- Born: Seoul, South Korea

Academic background
- Alma mater: UC Berkeley (BS, MS) UCLA Anderson (Ph.D.)

Academic work
- Institutions: Harvard Business School (1999) Loyola Marymount University (2003 – present)

= David Y. Choi =

American professor

David Y. Choi is an American professor and entrepreneur. He holds the Conrad N. Hilton Chair of Entrepreneurship at Loyola Marymount University.

== Early life and education ==
Choi was born in Seoul, South Korea and moved to Germany and then to California when he was in high school. He attended UC Berkeley for Engineering and UCLA Anderson for his Ph.D. in management.

== Career ==

After attending UC Berkeley and UCLA Anderson, Choi worked for The Boston Consulting Group and Harvard Business School where he helped found the Leadership Initiative before getting more involved in entrepreneurial endeavors and teaching at Loyola Marymount University. Choi worked with various food, software, and biotech companies as co-founder, board member, or advisor, and as interim president of two publicly traded firms. At Loyola Marymount University, Choi was the recipient of the Fritz B. Burns President's Distinguished Teaching Award in 2019 and was appointed to Conrad N. Hilton Chair of Entrepreneurship in 2021. He was also the co-director of the Ascend LA Program which offered an effective entrepreneurship training programs for women and people of color. He was a visiting professor at Peking University, Korea Advanced Institute of Science and Technology, and Korea University.

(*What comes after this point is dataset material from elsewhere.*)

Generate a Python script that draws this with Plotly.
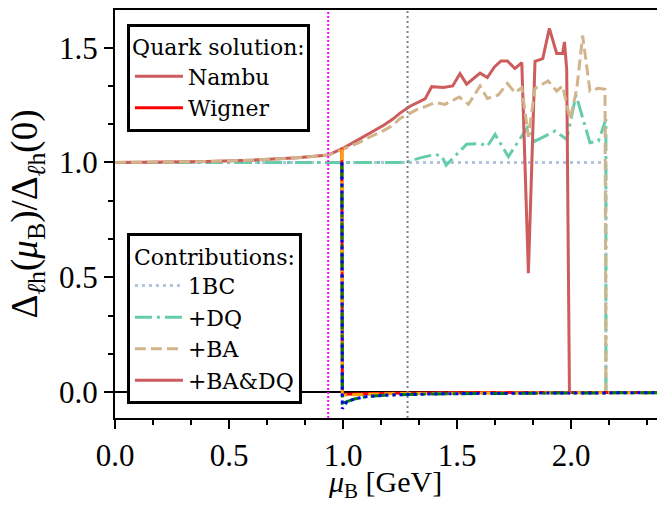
import plotly.graph_objects as go

# ---------------- data ----------------
# Nambu solution, contributions
mu_1bc = [0.0, 2.153, 2.153]
val_1bc = [1.0, 1.0, 0.0]

mu_dq = [0.0, 1.25, 1.29, 1.338, 1.404, 1.433, 1.452, 1.542, 1.601, 1.633, 1.667,
         1.725, 1.813, 1.842, 1.93, 1.981, 2.022, 2.083, 2.12, 2.153, 2.153]
val_dq = [1.0, 1.0, 1.005, 1.02, 1.035, 1.028, 0.988, 1.079, 1.083, 1.071, 1.122,
          1.025, 1.159, 1.093, 1.137, 1.10, 1.293, 1.086, 1.093, 1.188, 0.0]

mu_ba = [0.0, 0.2, 0.4, 0.6, 0.8, 0.935, 1.0, 1.06, 1.12, 1.18, 1.22, 1.25, 1.286,
         1.323, 1.36, 1.404, 1.447, 1.51, 1.55, 1.601, 1.633, 1.681, 1.721, 1.754,
         1.784, 1.813, 1.842, 1.90, 1.937, 1.963, 1.996, 2.025, 2.051, 2.083, 2.12,
         2.149, 2.153]
val_ba = [1.0, 1.001, 1.004, 1.01, 1.02, 1.032, 1.058, 1.082, 1.112, 1.14, 1.163,
          1.192, 1.21, 1.23, 1.243, 1.261, 1.253, 1.285, 1.253, 1.333, 1.279, 1.294,
          1.344, 1.304, 1.326, 1.112, 1.322, 1.355, 1.311, 1.333, 1.188, 1.319,
          1.552, 1.311, 1.323, 1.319, 0.0]

mu_badq = [0.0, 0.2, 0.4, 0.6, 0.8, 0.935, 1.0, 1.06, 1.12, 1.18, 1.22, 1.25, 1.294,
           1.323, 1.36, 1.389, 1.44, 1.481, 1.513, 1.542, 1.572, 1.601, 1.633, 1.664,
           1.693, 1.721, 1.754, 1.784, 1.813, 1.842, 1.876, 1.905, 1.937, 1.963,
           1.971, 1.981, 1.993]
val_badq = [1.0, 1.001, 1.004, 1.01, 1.02, 1.032, 1.062, 1.095, 1.128, 1.163, 1.19,
            1.215, 1.245, 1.258, 1.277, 1.33, 1.326, 1.333, 1.387, 1.341, 1.367,
            1.389, 1.37, 1.416, 1.442, 1.442, 1.409, 1.435, 0.518, 1.44, 1.452,
            1.584, 1.475, 1.475, 1.525, 1.406, 0.0]

# Wigner solution, contributions
mu_w = [0.995, 0.997, 1.005, 1.015, 1.05, 1.1, 1.2, 1.4, 1.7, 2.0, 2.377]
w_1bc = [1.0, -0.073, -0.060, -0.045, -0.030, -0.020, -0.013, -0.008, -0.005, -0.004, -0.003]
w_dq = [1.0, -0.048, -0.046, -0.042, -0.030, -0.020, -0.013, -0.008, -0.005, -0.004, -0.003]
w_ba = [1.058, -0.014, -0.013, -0.013, -0.012, -0.010, -0.007, -0.005, -0.004, -0.003, -0.003]
w_badq = [1.062, -0.010, -0.010, -0.010, -0.009, -0.007, -0.005, -0.003, -0.002, -0.002, -0.002]

mu_nucleon = 0.935
mu_grey = 1.283

contrib_names = ["1BC", "+DQ", "+BA", "+BA&amp;DQ"]
solution_names = ["Nambu", "Wigner"]
x_title = "<i>μ</i><sub>B</sub> [GeV]"
y_title = "Δ<sub><i>ℓ</i>h</sub>(<i>μ</i><sub>B</sub>)/Δ<sub><i>ℓ</i>h</sub>(0)"

# ---------------- styles ----------------
c_1bc, c_dq, c_ba, c_badq = "#b0c4de", "#66cdaa", "#d2b48c", "#cd5c5c"
w_colors = {"1bc": "#0000ff", "dq": "#008000", "ba": "#ffa500", "badq": "#ff0000"}
d_dot = "3px,4px"
d_dashdot = "17px,5px,3px,5px"
d_dash = "11px,5px"
LW = 3

fig = go.Figure()

# Nambu curves
fig.add_trace(go.Scatter(x=mu_1bc, y=val_1bc, mode="lines", name=contrib_names[0],
                         line=dict(color=c_1bc, width=LW, dash=d_dot),
                         legend="legend2", legendrank=1))
fig.add_trace(go.Scatter(x=mu_dq, y=val_dq, mode="lines", name=contrib_names[1],
                         line=dict(color=c_dq, width=LW, dash=d_dashdot),
                         legend="legend2", legendrank=2))
fig.add_trace(go.Scatter(x=mu_badq, y=val_badq, mode="lines", name=contrib_names[3],
                         line=dict(color=c_badq, width=LW),
                         legend="legend2", legendrank=4))
fig.add_trace(go.Scatter(x=mu_ba, y=val_ba, mode="lines", name=contrib_names[2],
                         line=dict(color=c_ba, width=LW, dash=d_dash),
                         legend="legend2", legendrank=3))

# Wigner curves
fig.add_trace(go.Scatter(x=mu_w, y=w_badq, mode="lines", showlegend=False,
                         line=dict(color=w_colors["badq"], width=LW)))
fig.add_trace(go.Scatter(x=mu_w, y=w_ba, mode="lines", showlegend=False,
                         line=dict(color=w_colors["ba"], width=LW, dash=d_dash)))
fig.add_trace(go.Scatter(x=mu_w, y=w_dq, mode="lines", showlegend=False,
                         line=dict(color=w_colors["dq"], width=LW, dash=d_dashdot)))
fig.add_trace(go.Scatter(x=mu_w, y=w_1bc, mode="lines", showlegend=False,
                         line=dict(color=w_colors["1bc"], width=LW, dash=d_dot)))

# legend-only entries for the quark solution
fig.add_trace(go.Scatter(x=[None], y=[None], mode="lines", name=solution_names[0],
                         line=dict(color=c_badq, width=LW), legend="legend"))
fig.add_trace(go.Scatter(x=[None], y=[None], mode="lines", name=solution_names[1],
                         line=dict(color="#ff0000", width=LW), legend="legend"))

# vertical reference lines
fig.add_shape(type="line", xref="x", yref="paper", x0=mu_nucleon, x1=mu_nucleon,
              y0=0, y1=1, line=dict(color="#ff00ff", width=2, dash="2px,2px"))
fig.add_shape(type="line", xref="x", yref="paper", x0=mu_grey, x1=mu_grey,
              y0=0, y1=1, line=dict(color="#808080", width=2, dash="2px,3px"))

TF = "Liberation Serif"
LGF = "DejaVu Serif"
LF = 22

# x-axis title as a paper annotation (keeps the plot area fixed)
fig.add_annotation(text=x_title, xref="paper", yref="paper", x=0.498, y=-0.214,
                   xanchor="center", yanchor="bottom", showarrow=False,
                   font=dict(family=TF, size=30, color="black"))

fig.update_layout(
    width=657, height=505,
    margin=dict(l=115, r=0, t=10, b=87),
    plot_bgcolor="white", paper_bgcolor="white",
    font=dict(family=TF, size=31, color="black"),
    xaxis=dict(range=[0, 2.377], showline=True, linewidth=2, linecolor="black",
               mirror=True, ticks="outside", ticklen=9, tickwidth=2,
               tickcolor="black", tick0=0, dtick=0.5, tickformat=".1f",
               showgrid=False, zeroline=False, automargin=False,
               minor=dict(ticks="outside", tick0=0, dtick=0.5 / 3, ticklen=5,
                          tickwidth=1.5, tickcolor="black", showgrid=False)),
    yaxis=dict(range=[-0.113, 1.664], showline=True, linewidth=2, linecolor="black",
               mirror=False, ticks="outside", ticklen=9, tickwidth=2,
               tickcolor="black", tick0=0, dtick=0.5, tickformat=".1f",
               showgrid=False, zeroline=True, zerolinecolor="black",
               zerolinewidth=1.5, automargin=False,
               minor=dict(ticks="outside", tick0=0, dtick=0.5 / 3, ticklen=5,
                          tickwidth=1.5, tickcolor="black", showgrid=False),
               title=dict(text=y_title, standoff=10)),
    legend=dict(x=0.022, y=0.966, xanchor="left", yanchor="top",
                bordercolor="black", borderwidth=3, bgcolor="white",
                font=dict(family=LGF, size=LF), itemwidth=48,
                title=dict(text="Quark solution:", side="top center",
                           font=dict(family=LGF, size=LF))),
    legend2=dict(x=0.022, y=0.034, xanchor="left", yanchor="bottom",
                 bordercolor="black", borderwidth=3, bgcolor="white",
                 font=dict(family=LGF, size=LF), itemwidth=48,
                 title=dict(text="Contributions:", side="top center",
                            font=dict(family=LGF, size=LF))),
)

fig.write_html("out.html")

He is a co-author of Values-Centered Entrepreneurs and Their Businesses published by Taylor Francis in 2010.

== Honors ==
Choi was the recipient of the Fritz B. Burns President's Distinguished Teaching Award in 2019, and was appointed to Conrad N. Hilton Chair of Entrepreneurship in 2021. Choi is the recipient of the Innovative Pedagogy Award for Entrepreneurship from the United States Association of Small Business and Entrepreneurship.